Nos últimos anos, o Pará teve acesso a vários editais e projetos, e acho que isso foi fundamental para uma crescida na nossa produção. Acredito que a hora também é de batalhar políticas em outros níveis, seja estadual ou federal para que esse movimento todo não se perca.
RC - O Filme foi indicado ao Festival de Berlin para a Mostra Panorama junto com outros três filmes brasileiros. Como você analisa a importância dessa indicação para o audiovisual produzido no Norte do País?
FS - Mais uma vez acho que isso está diretamente ligado a uma política pública de financiamento e descentralização de caráter federal. Sem esse cenário, a gente continua tendo muita dificuldade de acesso a financiamento. Espero que a seleção do filme possa provocar um impacto na construção de políticas públicas regionais, estaduais ou municipais para que nossa dependência dos editais federais seja menor.

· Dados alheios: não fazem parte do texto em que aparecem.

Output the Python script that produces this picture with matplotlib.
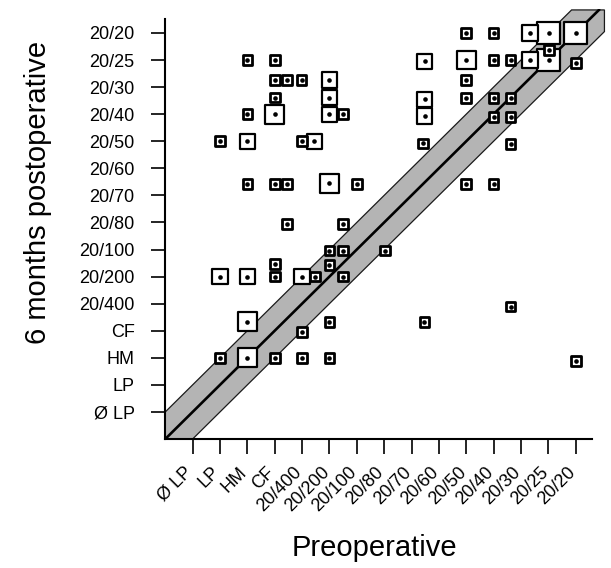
import matplotlib
matplotlib.use('Agg')
import matplotlib.pyplot as plt
from matplotlib.patches import Polygon
from matplotlib.transforms import ScaledTranslation

plt.rcParams['font.family'] = ['Liberation Sans', 'DejaVu Sans']

# Visual acuity categories (positions 1..15)
acuity_labels = ['Ø LP', 'LP', 'HM', 'CF', '20/400', '20/200', '20/100', '20/80',
                 '20/70', '20/60', '20/50', '20/40', '20/30', '20/25', '20/20']

# Preoperative acuity (x), postoperative acuity (y), number of eyes (marker size)
pre = [3, 4, 4, 4.44, 4.98, 6, 4, 6, 3, 4, 6, 6.5, 2, 3, 5, 5.45,
       9.48, 9.48, 9.48, 9.43,
       11, 12, 13.33, 14.02, 15, 14.02, 11, 12, 12.62, 13.33, 14.02, 15,
       11, 11, 12, 12.62, 12, 12.62, 12.62,
       3, 4, 4.44, 6, 7, 11, 12,
       4.44, 6.5, 6, 6.5, 8.03, 4, 6,
       2, 3, 4, 5, 5.47, 6.5,
       12.62, 3, 6, 9.47, 5,
       2, 3, 4, 5, 6, 15]
post = [14, 14, 13.26, 13.26, 13.26, 13.26, 12.61, 12.61, 12, 12, 12, 12, 11, 11, 11, 11,
        13.95, 12.55, 11.93, 10.92,
        15, 15, 15, 15, 15, 14.37, 14, 14, 14, 14, 14, 13.9,
        13.26, 12.59, 12.59, 12.59, 11.9, 11.9, 10.9,
        9.42, 9.42, 9.42, 9.45, 9.42, 9.41, 9.41,
        7.94, 7.94, 6.96, 6.96, 6.96, 6.46, 6.43,
        6, 6, 6, 6, 6, 6,
        4.89, 4.33, 4.33, 4.31, 3.94,
        3, 3, 3, 3, 3, 2.88]
eyes = [1, 1, 1, 1, 1, 2, 1, 2, 1, 3, 2, 1, 1, 2, 1, 2,
        2, 2, 2, 1,
        1, 1, 2, 4, 4, 1, 3, 1, 1, 2, 4, 1,
        1, 1, 1, 1, 1, 1, 1,
        1, 1, 1, 3, 1, 1, 1,
        1, 1, 1, 1, 1, 1, 1,
        2, 2, 1, 2, 1, 1,
        1, 3, 1, 1, 1,
        1, 3, 1, 1, 1, 1]

outer_px = {1: 12.5, 2: 17.5, 3: 21, 4: 25}
edge_px = {1: 2.8, 2: 2.2, 3: 2.2, 4: 2.2}

fig = plt.figure(figsize=(6.11, 5.68), dpi=100)
ax = fig.add_axes([0.2705, 0.2271, 0.721, 0.7578])
ax.set_xlim(0, 16.1)
ax.set_ylim(0, 15.9)

# shaded band (+/- one line) and identity line
top, right = 15.85, 16.05
band = Polygon([(0, 0), (0, 1), (top - 1, top), (right, top), (right, right - 1), (1, 0)],
               closed=True, facecolor='#b4b4b4', edgecolor='#1a1a1a', lw=0.9, zorder=1)
ax.add_patch(band)
ax.plot([0, top], [0, top], color='black', lw=1.9, zorder=2)

# squares sorted so that larger ones are below smaller ones
order = sorted(range(len(pre)), key=lambda i: -eyes[i])
xs = [pre[i] for i in order]
ys = [post[i] for i in order]
ss = [((outer_px[eyes[i]] - edge_px[eyes[i]]) * 0.72) ** 2 for i in order]
lws = [edge_px[eyes[i]] * 0.72 for i in order]
ax.scatter(xs, ys, s=ss, marker='s', facecolors='white', edgecolors='black',
           linewidths=lws, zorder=3)
ax.scatter(xs, ys, s=(4.6 * 0.72) ** 2, marker='o', color='black', zorder=4, linewidths=0)

# axes styling
for side in ['top', 'right']:
    ax.spines[side].set_visible(False)
ax.spines['left'].set_bounds(0, 15.5)
ax.spines['bottom'].set_bounds(0, 15.6)
ax.spines['left'].set_linewidth(1.5)
ax.spines['bottom'].set_linewidth(1.5)

ticks = list(range(1, 16))
ax.set_yticks(ticks)
ax.set_yticklabels(acuity_labels, fontsize=13)
ax.set_xticks(ticks)
ax.set_xticklabels(acuity_labels, fontsize=13, rotation=45, ha='right', va='center',
                   rotation_mode='anchor')
ax.tick_params(axis='y', length=10, width=1.2, pad=12)
ax.tick_params(axis='x', length=11, width=1.2, pad=11)
for lab in ax.get_xticklabels():
    lab.set_transform(lab.get_transform() + ScaledTranslation(-2 / 72, 0, fig.dpi_scale_trans))

ax.set_xlabel('Preoperative', fontsize=21)
ax.xaxis.label.set_va('center')
ax.xaxis.set_label_coords(0.474, -0.253)
ax.set_ylabel('6 months postoperative', fontsize=21)
ax.yaxis.label.set_va('center')
ax.yaxis.set_label_coords(-0.289, 0.574)

fig.savefig('out.png', dpi=100)
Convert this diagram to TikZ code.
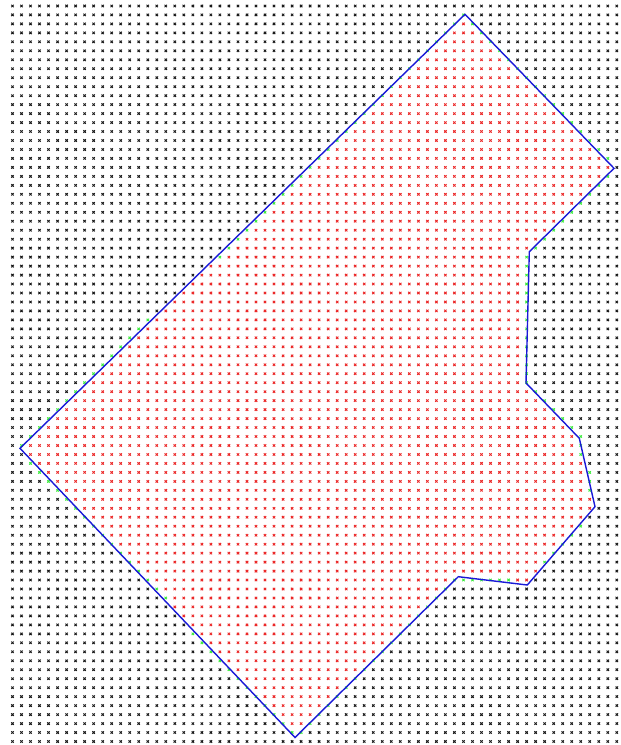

Sinopse: Na década de 1980, a maior represa hidrelétrica da floresta amazônica foi construída na cidade de Tucuruí, a fim de fornecer energia para a indústria do alumínio. Quarenta anos depois, as pessoas que vivem no arquipélago do rio Caraipé, ainda não tem acesso à eletricidade em suas casas. Um cineasta e sua equipe chegam ao local para filmar os resultados da busca do homem pelo desenvolvimento refletida em uma comunidade que vive com traços de desmatamento por décadas.